▸ Objective
Which lines contain the string "this"? Please list every one of them.

▸ Listed records
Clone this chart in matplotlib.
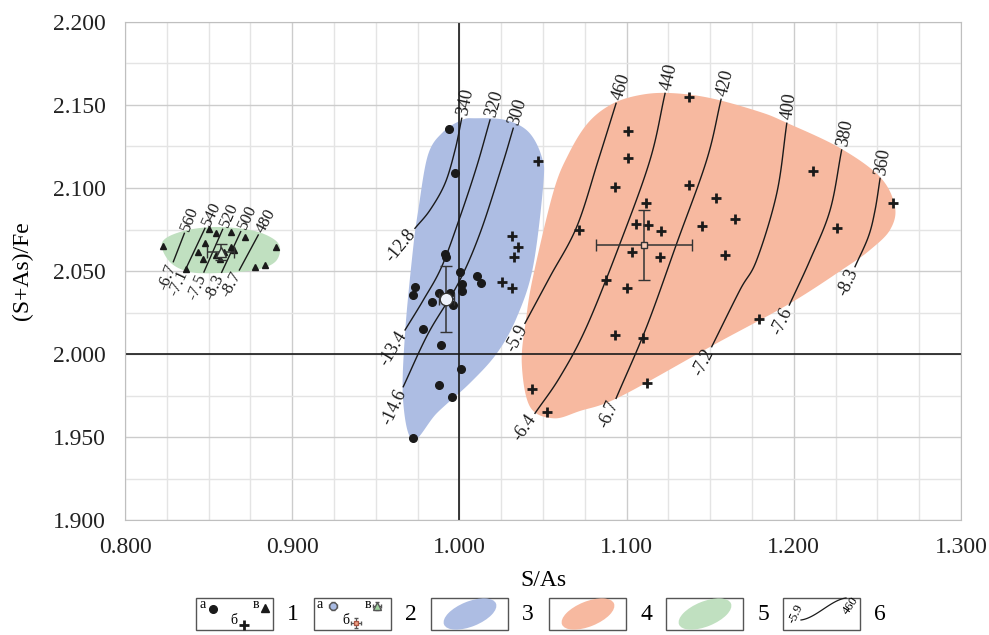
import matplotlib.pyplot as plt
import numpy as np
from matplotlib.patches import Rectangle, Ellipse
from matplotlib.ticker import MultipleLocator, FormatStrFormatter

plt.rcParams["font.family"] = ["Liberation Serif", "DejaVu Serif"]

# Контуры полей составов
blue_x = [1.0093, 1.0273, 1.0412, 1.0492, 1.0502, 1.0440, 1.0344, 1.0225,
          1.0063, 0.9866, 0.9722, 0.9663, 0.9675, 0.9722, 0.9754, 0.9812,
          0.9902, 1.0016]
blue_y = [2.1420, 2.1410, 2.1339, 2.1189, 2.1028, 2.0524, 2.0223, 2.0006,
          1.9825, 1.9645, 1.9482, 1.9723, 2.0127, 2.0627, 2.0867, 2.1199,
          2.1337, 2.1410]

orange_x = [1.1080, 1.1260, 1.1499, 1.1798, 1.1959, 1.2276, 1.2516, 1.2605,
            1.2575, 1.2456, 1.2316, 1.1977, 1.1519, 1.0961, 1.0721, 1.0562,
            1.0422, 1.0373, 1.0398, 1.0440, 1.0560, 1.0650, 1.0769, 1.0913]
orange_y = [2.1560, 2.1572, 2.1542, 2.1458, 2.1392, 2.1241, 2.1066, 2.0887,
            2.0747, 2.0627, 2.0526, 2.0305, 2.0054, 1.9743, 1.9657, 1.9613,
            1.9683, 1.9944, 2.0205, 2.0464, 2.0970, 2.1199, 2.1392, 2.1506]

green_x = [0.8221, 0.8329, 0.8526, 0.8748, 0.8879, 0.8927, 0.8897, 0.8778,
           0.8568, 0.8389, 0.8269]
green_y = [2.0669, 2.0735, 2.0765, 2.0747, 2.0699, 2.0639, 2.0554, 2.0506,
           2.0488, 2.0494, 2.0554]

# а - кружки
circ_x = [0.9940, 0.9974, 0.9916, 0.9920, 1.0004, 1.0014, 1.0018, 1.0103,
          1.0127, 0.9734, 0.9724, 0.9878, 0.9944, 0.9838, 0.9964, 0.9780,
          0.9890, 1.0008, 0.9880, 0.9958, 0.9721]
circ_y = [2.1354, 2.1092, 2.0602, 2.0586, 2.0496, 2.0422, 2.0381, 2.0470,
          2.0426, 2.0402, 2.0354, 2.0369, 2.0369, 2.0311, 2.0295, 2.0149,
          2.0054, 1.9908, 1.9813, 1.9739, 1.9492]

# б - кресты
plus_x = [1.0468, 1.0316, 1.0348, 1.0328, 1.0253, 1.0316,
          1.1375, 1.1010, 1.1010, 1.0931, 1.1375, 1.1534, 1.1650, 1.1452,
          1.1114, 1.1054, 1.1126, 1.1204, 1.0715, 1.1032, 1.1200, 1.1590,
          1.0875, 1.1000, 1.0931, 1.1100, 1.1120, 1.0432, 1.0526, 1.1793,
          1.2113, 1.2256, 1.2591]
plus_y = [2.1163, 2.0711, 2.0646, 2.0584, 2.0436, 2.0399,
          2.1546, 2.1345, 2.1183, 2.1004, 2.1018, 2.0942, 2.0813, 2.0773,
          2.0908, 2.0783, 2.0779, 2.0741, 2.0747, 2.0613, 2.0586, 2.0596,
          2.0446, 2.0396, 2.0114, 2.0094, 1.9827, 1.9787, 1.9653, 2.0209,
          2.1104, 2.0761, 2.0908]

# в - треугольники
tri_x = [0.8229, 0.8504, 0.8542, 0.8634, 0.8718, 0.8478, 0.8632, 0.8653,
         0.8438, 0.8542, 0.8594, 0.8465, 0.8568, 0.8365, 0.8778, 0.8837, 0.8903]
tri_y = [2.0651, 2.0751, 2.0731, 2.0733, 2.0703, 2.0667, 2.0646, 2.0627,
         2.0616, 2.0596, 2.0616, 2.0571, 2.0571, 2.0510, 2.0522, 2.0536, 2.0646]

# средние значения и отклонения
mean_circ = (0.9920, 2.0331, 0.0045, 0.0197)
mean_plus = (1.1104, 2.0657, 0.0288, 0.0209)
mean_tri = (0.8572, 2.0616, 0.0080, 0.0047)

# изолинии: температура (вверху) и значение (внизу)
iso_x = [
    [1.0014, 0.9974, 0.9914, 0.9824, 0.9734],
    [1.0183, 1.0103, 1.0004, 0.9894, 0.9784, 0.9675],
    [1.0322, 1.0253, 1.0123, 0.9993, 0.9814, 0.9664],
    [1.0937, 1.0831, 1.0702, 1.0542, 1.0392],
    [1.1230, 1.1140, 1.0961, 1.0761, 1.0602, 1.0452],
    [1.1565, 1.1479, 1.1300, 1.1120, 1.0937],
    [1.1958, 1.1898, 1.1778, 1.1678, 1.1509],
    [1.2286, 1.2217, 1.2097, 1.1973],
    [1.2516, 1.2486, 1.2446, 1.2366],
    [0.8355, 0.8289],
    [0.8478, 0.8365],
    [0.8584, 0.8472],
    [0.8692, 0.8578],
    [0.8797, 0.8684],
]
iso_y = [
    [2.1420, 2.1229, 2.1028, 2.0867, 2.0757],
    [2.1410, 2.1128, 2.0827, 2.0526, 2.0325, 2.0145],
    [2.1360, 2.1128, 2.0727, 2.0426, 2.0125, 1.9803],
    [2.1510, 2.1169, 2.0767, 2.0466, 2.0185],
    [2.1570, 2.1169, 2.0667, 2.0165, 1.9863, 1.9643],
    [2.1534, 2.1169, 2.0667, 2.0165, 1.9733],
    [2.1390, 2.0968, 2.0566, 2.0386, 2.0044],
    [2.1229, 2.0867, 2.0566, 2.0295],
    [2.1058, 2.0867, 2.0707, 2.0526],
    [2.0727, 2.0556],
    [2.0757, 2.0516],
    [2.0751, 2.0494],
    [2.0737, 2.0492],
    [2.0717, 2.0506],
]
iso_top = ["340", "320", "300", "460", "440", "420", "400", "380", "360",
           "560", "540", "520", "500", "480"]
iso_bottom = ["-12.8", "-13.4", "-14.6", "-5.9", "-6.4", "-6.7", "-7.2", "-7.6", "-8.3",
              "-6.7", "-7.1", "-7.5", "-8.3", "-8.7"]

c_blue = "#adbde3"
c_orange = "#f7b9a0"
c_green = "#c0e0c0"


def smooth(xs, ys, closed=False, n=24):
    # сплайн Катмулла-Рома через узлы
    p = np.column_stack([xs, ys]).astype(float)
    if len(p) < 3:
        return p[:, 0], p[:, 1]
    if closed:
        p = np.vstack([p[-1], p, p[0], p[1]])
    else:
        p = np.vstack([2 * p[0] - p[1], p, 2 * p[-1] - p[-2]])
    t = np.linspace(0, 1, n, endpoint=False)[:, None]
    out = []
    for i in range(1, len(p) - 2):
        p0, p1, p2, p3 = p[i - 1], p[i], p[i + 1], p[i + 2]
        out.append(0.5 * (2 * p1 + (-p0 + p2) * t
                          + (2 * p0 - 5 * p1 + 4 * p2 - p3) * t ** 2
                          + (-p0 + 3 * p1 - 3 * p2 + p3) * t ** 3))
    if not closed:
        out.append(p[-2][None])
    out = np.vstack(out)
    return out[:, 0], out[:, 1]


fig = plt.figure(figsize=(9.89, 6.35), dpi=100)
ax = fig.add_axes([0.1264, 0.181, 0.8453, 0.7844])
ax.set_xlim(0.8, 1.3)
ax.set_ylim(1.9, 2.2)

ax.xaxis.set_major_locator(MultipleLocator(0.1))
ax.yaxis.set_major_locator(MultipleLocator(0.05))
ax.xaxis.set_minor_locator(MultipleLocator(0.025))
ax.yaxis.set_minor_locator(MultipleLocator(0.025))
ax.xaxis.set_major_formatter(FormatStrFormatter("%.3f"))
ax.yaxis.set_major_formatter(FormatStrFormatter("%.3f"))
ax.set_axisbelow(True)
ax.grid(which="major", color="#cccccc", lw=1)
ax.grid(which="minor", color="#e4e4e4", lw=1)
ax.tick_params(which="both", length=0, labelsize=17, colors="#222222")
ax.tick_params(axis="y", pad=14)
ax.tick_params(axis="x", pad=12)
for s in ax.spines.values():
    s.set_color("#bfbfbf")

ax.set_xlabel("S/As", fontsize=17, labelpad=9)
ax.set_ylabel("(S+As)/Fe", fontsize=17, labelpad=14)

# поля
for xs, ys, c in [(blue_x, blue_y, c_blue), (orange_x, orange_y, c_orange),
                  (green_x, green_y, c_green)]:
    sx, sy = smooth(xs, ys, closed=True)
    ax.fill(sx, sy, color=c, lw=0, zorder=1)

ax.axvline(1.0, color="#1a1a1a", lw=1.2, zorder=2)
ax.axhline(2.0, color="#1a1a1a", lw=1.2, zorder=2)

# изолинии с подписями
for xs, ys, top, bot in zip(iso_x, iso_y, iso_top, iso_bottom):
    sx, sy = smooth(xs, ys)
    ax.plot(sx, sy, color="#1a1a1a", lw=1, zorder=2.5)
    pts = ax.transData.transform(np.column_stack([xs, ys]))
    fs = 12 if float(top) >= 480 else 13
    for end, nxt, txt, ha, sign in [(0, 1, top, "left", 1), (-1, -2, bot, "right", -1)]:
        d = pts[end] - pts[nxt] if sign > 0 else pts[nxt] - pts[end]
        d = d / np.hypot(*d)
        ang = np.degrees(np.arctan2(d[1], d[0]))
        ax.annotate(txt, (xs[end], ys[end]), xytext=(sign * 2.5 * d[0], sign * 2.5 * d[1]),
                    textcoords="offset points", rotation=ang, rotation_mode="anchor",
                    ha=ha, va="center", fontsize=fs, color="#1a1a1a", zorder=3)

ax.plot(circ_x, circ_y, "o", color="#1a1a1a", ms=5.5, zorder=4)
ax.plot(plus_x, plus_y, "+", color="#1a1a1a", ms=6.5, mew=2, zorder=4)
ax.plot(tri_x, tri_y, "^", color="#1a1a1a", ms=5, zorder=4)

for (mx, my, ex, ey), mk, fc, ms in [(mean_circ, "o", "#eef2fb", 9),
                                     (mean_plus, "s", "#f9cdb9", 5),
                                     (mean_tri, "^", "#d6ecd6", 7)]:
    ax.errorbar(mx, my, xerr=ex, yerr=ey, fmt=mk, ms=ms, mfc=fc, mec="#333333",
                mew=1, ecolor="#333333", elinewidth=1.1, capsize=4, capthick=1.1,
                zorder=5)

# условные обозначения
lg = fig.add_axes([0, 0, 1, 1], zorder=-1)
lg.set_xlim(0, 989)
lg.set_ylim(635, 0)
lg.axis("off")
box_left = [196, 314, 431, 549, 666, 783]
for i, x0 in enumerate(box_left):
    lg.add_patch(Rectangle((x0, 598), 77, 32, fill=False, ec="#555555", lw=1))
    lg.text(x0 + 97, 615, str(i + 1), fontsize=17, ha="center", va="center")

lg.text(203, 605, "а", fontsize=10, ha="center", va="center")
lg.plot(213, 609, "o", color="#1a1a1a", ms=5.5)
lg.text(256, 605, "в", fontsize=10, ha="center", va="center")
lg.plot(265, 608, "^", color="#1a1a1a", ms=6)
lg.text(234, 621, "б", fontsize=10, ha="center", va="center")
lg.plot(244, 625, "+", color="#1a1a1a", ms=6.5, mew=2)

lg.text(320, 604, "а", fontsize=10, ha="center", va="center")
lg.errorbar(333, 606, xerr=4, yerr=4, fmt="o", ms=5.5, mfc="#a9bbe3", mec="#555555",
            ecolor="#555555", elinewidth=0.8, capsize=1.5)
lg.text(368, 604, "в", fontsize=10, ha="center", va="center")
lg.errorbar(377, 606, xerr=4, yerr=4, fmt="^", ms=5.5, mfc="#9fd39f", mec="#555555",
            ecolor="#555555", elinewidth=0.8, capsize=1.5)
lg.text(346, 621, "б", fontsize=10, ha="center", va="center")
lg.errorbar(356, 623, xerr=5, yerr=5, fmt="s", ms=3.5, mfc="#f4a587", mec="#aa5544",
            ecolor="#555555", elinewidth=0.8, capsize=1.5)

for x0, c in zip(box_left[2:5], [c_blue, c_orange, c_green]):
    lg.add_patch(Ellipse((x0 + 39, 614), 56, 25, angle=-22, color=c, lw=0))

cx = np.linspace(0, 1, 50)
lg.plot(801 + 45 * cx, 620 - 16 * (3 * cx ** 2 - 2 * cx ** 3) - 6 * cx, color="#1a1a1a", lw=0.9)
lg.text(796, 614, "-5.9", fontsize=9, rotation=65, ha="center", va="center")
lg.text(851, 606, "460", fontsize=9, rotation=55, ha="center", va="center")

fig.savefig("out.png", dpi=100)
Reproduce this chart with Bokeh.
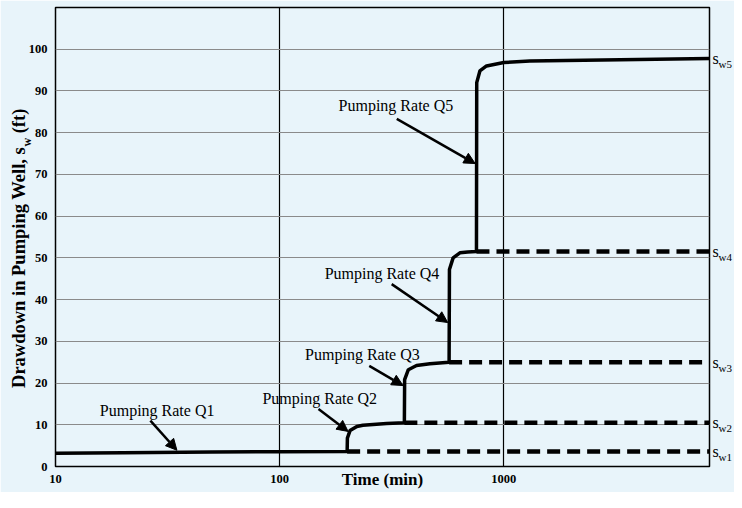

▸ Problem solution
Clone this chart in matplotlib.
Reproduce this chart with Bokeh.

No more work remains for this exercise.